In India and the most of Indo-china, Swastika is used by common folks in positive sense in day to day religious rituals today. However, most of them are blissfully unaware about its negative connotation and the raging row prevailing in the Western World.

Since the Swastika is a complex symbol, it may not have been used independently by many human societies all over the world. Aeons ago it must have been diffused by some archaic folks. Several scholars theorise that there was a single origin for this sacred symbol. They point to the Proto-Indo-Europeans as the source of the symbol, noting that the Swastika was not adopted by Sumer in Mesopotamia, which was established around 3500 BC and also it has been not found in the Old Kingdom of Egypt which began in 2630 BC.

In archaeology the Swastika first appears in the excavated sites of the Saraswatisindhu culture and the oldest is dated to about 5000 years ago. It may have been present earlier than that time which may be proved by excavation of the remaining 97% sites so far identified. There are several stone tablets found from many ancient sites (Harappa, Dholavira, Banawali, Rakhigrahi, etc) with depiction of the Swastika on them. The following picture shows two of those tablets.

Stone Tablets from the Sarswatisindhu Civilisation (3000 BC)

Stone Tablets from the Sarswatisindhu Civilisation (3000 BC)

In antiquity sun was recognised by our forefathers as the source of all life and hence it was revered by them.

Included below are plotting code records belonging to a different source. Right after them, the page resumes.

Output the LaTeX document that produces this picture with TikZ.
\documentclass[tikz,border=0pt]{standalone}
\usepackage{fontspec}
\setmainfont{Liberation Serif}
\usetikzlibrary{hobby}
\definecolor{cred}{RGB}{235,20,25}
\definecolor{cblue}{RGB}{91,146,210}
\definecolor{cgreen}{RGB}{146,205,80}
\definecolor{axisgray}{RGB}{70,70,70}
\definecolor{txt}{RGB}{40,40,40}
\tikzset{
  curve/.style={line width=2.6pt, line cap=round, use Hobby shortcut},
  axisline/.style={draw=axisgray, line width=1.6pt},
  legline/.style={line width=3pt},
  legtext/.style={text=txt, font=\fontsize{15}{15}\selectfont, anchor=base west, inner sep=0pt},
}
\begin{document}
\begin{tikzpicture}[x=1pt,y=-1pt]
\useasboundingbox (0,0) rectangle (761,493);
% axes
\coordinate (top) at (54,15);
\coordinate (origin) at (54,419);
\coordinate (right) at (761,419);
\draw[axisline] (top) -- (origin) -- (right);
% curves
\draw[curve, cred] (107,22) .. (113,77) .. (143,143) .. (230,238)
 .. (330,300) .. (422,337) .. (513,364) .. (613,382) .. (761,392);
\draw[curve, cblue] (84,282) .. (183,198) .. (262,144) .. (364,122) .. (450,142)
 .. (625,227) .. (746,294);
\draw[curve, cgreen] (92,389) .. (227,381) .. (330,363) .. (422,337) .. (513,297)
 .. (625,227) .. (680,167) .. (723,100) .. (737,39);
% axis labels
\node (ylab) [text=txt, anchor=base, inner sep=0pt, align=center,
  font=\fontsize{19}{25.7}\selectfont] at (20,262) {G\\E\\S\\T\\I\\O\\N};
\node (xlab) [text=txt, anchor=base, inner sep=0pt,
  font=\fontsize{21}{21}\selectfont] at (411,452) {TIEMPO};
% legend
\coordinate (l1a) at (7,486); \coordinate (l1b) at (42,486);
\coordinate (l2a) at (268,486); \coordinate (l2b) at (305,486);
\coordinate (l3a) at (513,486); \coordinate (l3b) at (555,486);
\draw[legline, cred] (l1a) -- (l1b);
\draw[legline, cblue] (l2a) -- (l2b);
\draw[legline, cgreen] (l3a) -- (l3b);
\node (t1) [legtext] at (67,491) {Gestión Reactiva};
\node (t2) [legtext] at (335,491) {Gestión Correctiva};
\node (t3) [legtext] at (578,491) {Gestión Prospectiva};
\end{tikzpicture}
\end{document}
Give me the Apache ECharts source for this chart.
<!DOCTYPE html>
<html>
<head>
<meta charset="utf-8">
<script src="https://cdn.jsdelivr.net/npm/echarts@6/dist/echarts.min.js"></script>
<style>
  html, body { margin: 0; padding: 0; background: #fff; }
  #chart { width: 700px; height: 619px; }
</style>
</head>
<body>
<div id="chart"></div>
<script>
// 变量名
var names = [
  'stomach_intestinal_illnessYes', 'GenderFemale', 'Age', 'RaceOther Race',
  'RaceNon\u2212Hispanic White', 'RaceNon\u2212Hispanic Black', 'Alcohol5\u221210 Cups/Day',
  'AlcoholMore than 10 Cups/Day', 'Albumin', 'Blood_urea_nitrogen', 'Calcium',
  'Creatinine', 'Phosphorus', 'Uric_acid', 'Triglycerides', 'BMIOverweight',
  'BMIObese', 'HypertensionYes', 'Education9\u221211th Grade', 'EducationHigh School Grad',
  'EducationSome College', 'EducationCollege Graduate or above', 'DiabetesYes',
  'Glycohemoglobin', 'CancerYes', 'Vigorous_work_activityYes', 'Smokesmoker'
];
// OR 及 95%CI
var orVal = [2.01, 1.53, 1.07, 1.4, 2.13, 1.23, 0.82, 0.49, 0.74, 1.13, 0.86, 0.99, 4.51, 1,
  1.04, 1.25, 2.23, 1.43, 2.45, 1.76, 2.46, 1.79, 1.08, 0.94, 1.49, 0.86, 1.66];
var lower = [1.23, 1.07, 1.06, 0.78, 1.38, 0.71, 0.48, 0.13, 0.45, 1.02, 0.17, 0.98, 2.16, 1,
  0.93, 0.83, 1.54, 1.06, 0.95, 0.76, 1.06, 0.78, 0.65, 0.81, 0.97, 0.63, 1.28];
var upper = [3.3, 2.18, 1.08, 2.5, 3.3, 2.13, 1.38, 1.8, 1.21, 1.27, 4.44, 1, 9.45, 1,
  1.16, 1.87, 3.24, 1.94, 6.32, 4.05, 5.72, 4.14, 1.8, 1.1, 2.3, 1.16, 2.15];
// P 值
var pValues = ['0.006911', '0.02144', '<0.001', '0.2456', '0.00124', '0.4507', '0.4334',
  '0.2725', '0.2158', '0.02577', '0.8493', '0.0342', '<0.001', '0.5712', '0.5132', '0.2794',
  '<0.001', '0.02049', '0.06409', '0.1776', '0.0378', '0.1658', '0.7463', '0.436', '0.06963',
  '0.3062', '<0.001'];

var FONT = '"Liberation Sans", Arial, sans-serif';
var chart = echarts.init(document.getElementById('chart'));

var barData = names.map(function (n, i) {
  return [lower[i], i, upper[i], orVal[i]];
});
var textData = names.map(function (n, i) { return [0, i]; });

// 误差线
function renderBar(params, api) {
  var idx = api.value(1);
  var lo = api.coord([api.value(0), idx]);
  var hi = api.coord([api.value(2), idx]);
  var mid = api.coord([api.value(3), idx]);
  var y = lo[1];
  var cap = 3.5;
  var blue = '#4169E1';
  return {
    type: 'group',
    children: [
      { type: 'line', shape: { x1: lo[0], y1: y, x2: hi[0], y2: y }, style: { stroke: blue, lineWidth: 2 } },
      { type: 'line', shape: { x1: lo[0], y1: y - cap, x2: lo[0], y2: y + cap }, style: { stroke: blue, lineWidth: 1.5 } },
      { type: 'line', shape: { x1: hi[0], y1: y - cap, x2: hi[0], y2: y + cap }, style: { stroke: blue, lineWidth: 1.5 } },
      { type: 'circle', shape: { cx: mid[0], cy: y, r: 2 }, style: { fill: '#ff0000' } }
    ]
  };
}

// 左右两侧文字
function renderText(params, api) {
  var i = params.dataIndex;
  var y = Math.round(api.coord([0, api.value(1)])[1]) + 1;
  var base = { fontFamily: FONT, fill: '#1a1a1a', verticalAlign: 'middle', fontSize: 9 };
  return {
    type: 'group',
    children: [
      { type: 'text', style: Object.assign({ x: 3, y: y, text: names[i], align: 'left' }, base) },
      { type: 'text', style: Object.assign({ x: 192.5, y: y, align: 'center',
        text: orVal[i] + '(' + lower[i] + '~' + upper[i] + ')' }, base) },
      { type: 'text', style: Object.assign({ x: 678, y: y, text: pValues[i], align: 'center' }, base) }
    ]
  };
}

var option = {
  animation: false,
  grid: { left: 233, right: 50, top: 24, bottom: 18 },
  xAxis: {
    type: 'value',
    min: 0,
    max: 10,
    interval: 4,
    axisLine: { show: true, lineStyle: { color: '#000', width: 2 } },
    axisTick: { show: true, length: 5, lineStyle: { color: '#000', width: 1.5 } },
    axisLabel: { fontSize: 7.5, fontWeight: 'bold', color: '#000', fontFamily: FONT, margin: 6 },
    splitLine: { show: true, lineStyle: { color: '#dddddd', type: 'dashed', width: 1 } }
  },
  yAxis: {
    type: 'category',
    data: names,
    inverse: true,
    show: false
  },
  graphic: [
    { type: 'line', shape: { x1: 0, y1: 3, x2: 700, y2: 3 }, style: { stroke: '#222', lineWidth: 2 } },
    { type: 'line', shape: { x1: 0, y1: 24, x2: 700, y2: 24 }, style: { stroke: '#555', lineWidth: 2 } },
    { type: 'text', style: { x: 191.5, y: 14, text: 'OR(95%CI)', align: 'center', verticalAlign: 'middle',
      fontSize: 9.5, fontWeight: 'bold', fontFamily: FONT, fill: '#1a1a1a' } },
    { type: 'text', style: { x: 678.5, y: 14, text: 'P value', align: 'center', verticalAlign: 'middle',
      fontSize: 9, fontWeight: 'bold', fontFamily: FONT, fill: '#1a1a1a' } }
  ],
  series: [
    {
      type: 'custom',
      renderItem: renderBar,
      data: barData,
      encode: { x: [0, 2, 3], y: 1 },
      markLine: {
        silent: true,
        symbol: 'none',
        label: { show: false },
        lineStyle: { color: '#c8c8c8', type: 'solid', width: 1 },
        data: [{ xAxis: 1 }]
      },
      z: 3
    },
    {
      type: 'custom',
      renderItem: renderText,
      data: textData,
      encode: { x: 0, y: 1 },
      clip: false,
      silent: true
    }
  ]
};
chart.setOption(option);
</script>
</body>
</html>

In the beginning of this chapter we have demonstrated this phenomenon quoting the holy Gayatri mantra from Rigveda. This reverence for the Sun required its representation in physical symbolic form. The first representation was simply the picture of the sun as seen by naked eye. It was a circle indicating round sun and radiating lines from it indicating sun rays. This configuration is shown below in the first figure.

The Progressive Stages for the Development of the Swastika

The Progressive Stages for the Development of the Swastika

The original configuration then was simplified over the millennia through several stages, as shown in the above sketch and eventually the presently prevalent final form evolved to represent symbolically the sun.

This is the real and true meaning of the Swastika. It is simply a representation of the sun. By drawing Swastika with grains or other materials at the time of any auspicious occasion, we are invoking the Sun, the Lord of all creation, to witness the proceedings.